The local tourism bureau announced Tuesday that two Japanese floats will not participate in the 2012 Shanghai Tourism Festival parade as scheduled, as a territory dispute between China and Japan has intensified.
"Due to the recent political atmosphere between China and Japan, Japan's floats for the Shanghai Tourism Festival parade Saturday have been cancelled," Dao Shuming, director of the Shanghai Municipal Tourism Bureau, told a reporter from the Japanese newspaper Asahi Shimbun.
The reporter had asked whether the dispute over the Diaoyu Islands would hurt Japanese interests in local tourism.
China and Japan both claim the group of islands in the East China Sea.
Yang Jun, spokesperson for the Shanghai Municipal Government, also commented on the dispute at the press conference. "We value friendly relations with neighboring countries, but we will not back down over territory issues," she said.
The 23rd Shanghai Tourism Festival, which runs from Saturday to October 6, aims to promote local tourism. Event organizers plan to kick off the event with a parade at the Expo Park in Pudong New Area that features 23 floats from home and abroad. Floats from Osaka and Kagawa Prefecture in Japan had been scheduled to appear in the parade.
At the press conference, tourism officials reported that Shanghai welcomed 4.71 million overseas visitors in the first seven months of 2012, a 2.5 percent increase over the same period last year.
Shanghai also hopes to develop conference tourism. The city hosted 751 international conferences in 2011. It ranked 24th in the world as an international conference host, according to the International Association of Conference Centers.
To make the city more attractive to tourists, the tourism bureau will launch a new tour bus line Sunday that connects Lujiazui in Pudong New Area to downtown Puxi, the tourism bureau said. The bus will provide service in eight languages, introducing local tourist attractions and landmarks.
The line will be in addition to the open-top double-decker sightseeing buses that currently run downtown.
The annual festival offers tourists and residents scores of shopping and dining discounts. Huangpu district will offer discount coupons worth more than 1 million yuan ($157,770) to local residents and tourists in the Yangtze River Delta Region to encourage spending.
Dao said the local government has invested 10 billion yuan to the Disney project so far in 2012. The theme park in Pudong New Area is expected to open in 2015. "The construction work at Shanghai Disneyland is on schedule," he said.

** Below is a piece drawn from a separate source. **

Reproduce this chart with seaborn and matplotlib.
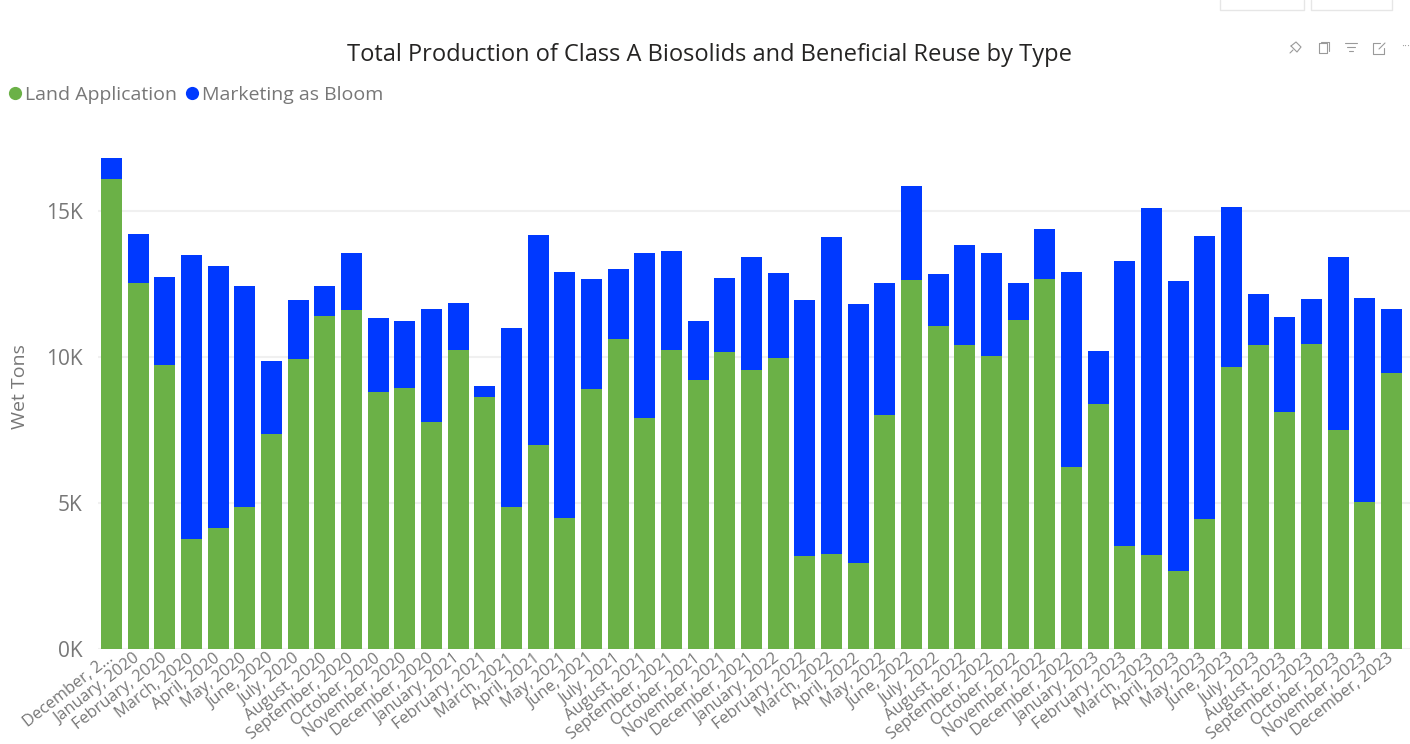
import matplotlib
matplotlib.use("Agg")
import matplotlib.pyplot as plt
from matplotlib.lines import Line2D
from matplotlib.transforms import ScaledTranslation
import numpy as np
import pandas as pd
import seaborn as sns

months = ["December, 2...", "January, 2020", "February, 2020", "March, 2020", "April, 2020", "May, 2020",
          "June, 2020", "July, 2020", "August, 2020", "September, 2020", "October, 2020", "November, 2020",
          "December, 2020", "January, 2021", "February, 2021", "March, 2021", "April, 2021", "May, 2021",
          "June, 2021", "July, 2021", "August, 2021", "September, 2021", "October, 2021", "November, 2021",
          "December, 2021", "January, 2022", "February, 2022", "March, 2022", "April, 2022", "May, 2022",
          "June, 2022", "July, 2022", "August, 2022", "September, 2022", "October, 2022", "November, 2022",
          "December, 2022", "January, 2023", "February, 2023", "March, 2023", "April, 2023", "May, 2023",
          "June, 2023", "July, 2023", "August, 2023", "September, 2023", "October, 2023", "November, 2023",
          "December, 2023"]
land = [16.1, 12.55, 9.72, 3.77, 4.14, 4.85, 7.36, 9.93, 11.4, 11.6, 8.8, 8.93, 7.77, 10.24, 8.63, 4.86,
        7.0, 4.5, 8.9, 10.6, 7.9, 10.23, 9.2, 10.16, 9.55, 9.97, 3.18, 3.27, 2.95, 8.0, 12.65, 11.05,
        10.4, 10.05, 11.27, 12.67, 6.25, 8.38, 3.52, 3.23, 2.67, 4.45, 9.65, 10.4, 8.1, 10.45, 7.5, 5.03, 9.45]
total = [16.8, 14.2, 12.74, 13.5, 13.13, 12.42, 9.86, 11.95, 12.43, 13.56, 11.33, 11.23, 11.63, 11.85, 9.0, 11.0,
         14.17, 12.9, 12.68, 13.0, 13.56, 13.64, 11.22, 12.7, 13.42, 12.87, 11.95, 14.12, 11.8, 12.52, 15.85, 12.83,
         13.85, 13.57, 12.53, 14.38, 12.9, 10.22, 13.3, 15.1, 12.6, 14.13, 15.13, 12.15, 11.36, 11.98, 13.42, 12.03, 11.66]
series_names = ["Land Application", "Marketing as Bloom"]
colors = ["#6BB147", "#0039FF"]
yticks = [0, 5, 10, 15]
ytick_labels = ["0K", "5K", "10K", "15K"]

W, H = 1410, 744
FONT = ["Open Sans", "DejaVu Sans"]
sns.set_theme(style="white")
plt.rcParams["font.family"] = FONT
GREY = "#777777"

df = pd.DataFrame({"month": months, "land": land, "total": total})
df["bloom"] = df["total"] - df["land"]

fig = plt.figure(figsize=(W / 100, H / 100), dpi=100, facecolor="white")
ax = fig.add_axes([98 / W, 1 - 649 / H, (W - 98) / W, (649 - 130) / H])
sns.barplot(data=df, x="month", y="land", color=colors[0], saturation=1, width=0.79, linewidth=0, ax=ax, zorder=3)
sns.barplot(data=df, x="month", y="bloom", bottom=df["land"], color=colors[1], saturation=1, width=0.79, linewidth=0, ax=ax, zorder=3)

ax.set_xlim(-0.51, 48.69)
ax.set_ylim(0, (649 - 130) / 29.2)
ax.set_yticks(yticks, ytick_labels)
ax.yaxis.grid(True, color="#F0F0F0", lw=1.5, zorder=0)
ax.set_axisbelow(True)
sns.despine(ax=ax, left=True, bottom=True, top=True, right=True)
ax.set_xlabel("")
ax.set_ylabel("Wet Tons", fontsize=14, color=GREY, labelpad=0)
ax.yaxis.set_label_coords(-69 / (W - 98), 0.505)
ax.tick_params(axis="y", length=0, labelsize=15, labelcolor=GREY, pad=11)
ax.tick_params(axis="x", length=0, pad=1)
ax.set_xticks(range(len(months)), months, rotation=38, ha="right", rotation_mode="anchor",
              fontsize=11.8, color=GREY)
shift = ScaledTranslation(-5 / 100, 0, fig.dpi_scale_trans)
for lab in ax.get_xticklabels():
    lab.set_transform(lab.get_transform() + shift)

fig.text(710 / W, 1 - 55 / H, "Total Production of Class A Biosolids and Beneficial Reuse by Type",
         ha="center", va="center", fontsize=17.05, color="#252423")

# legend
for xp, name, c in zip([15, 192], series_names, colors):
    fig.add_artist(Line2D([xp / W], [1 - 93 / H], marker="o", ms=9.5, color=c, mew=0, ls="", transform=fig.transFigure))
    fig.text((xp + 10) / W, 1 - 95 / H, name, ha="left", va="center", fontsize=14.0, color=GREY)

# host page chrome: faint button outlines and visual header icons
for x0, x1 in [(1220, 1304), (1311, 1392)]:
    fig.add_artist(Line2D([x0 / W, x0 / W, x1 / W, x1 / W], [1, 1 - 10 / H, 1 - 10 / H, 1],
                          color="#E6E6E6", lw=1, transform=fig.transFigure))
ic = "#9A9A9A"
def seg(xs, ys):
    fig.add_artist(Line2D([x / W for x in xs], [1 - y / H for y in ys], color=ic, lw=0.8, transform=fig.transFigure))
seg([1291, 1296, 1301, 1297, 1291], [46, 42, 47, 52, 46]); seg([1290, 1293], [53, 50])
seg([1319, 1319, 1327, 1327, 1319], [43, 53, 53, 43, 43]); seg([1321, 1329, 1329], [42, 42, 51])
seg([1345, 1357], [43, 43]); seg([1347, 1355], [47, 47]); seg([1349, 1353], [51, 51])
seg([1380, 1373, 1373, 1384, 1384], [43, 43, 54, 54, 48]); seg([1379, 1385], [49, 43])
fig.text(1406 / W, 1 - 47 / H, "···", ha="center", va="center", fontsize=8, color=ic)

fig.savefig("out.png", dpi=100)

Local marathon organizer strikes Japanese company from race's name
The organizer of a long-running marathon in Shanghai has removed its Japanese sponsor's name from the title of the race in light of the ongoing territory dispute between China and Japan over the Diaoyu Islands, the local sports bureau announced Tuesday evening.
The 2012 Toray Cup Shanghai International Marathon will go forward, but under the name of the 2012 Shanghai International Marathon, according to a post on the Shanghai Municipal Sports Bureau's official microblog.
"Considering the Japanese government's position on the Diaoyu Islands, the committee decided that it's not currently appropriate to hold the race, which was sponsored by a Japanese company," the bureau said in the post. "But because it is a traditional race, the 2012 Shanghai International Marathon will go ahead as scheduled."
Earlier Tuesday, the race's organizer, the Committee of the 2012 Toray Cup Shanghai International Marathon, canceled its press conference without explanation five minutes after it started.
The organizer had called the press conference to announce registration details about the 17th annual marathon, according to the Japanese newspaper Asahi Shimbun. The Tokyo-based industrial products company Toray Industries Inc has been a major sponsor of the race.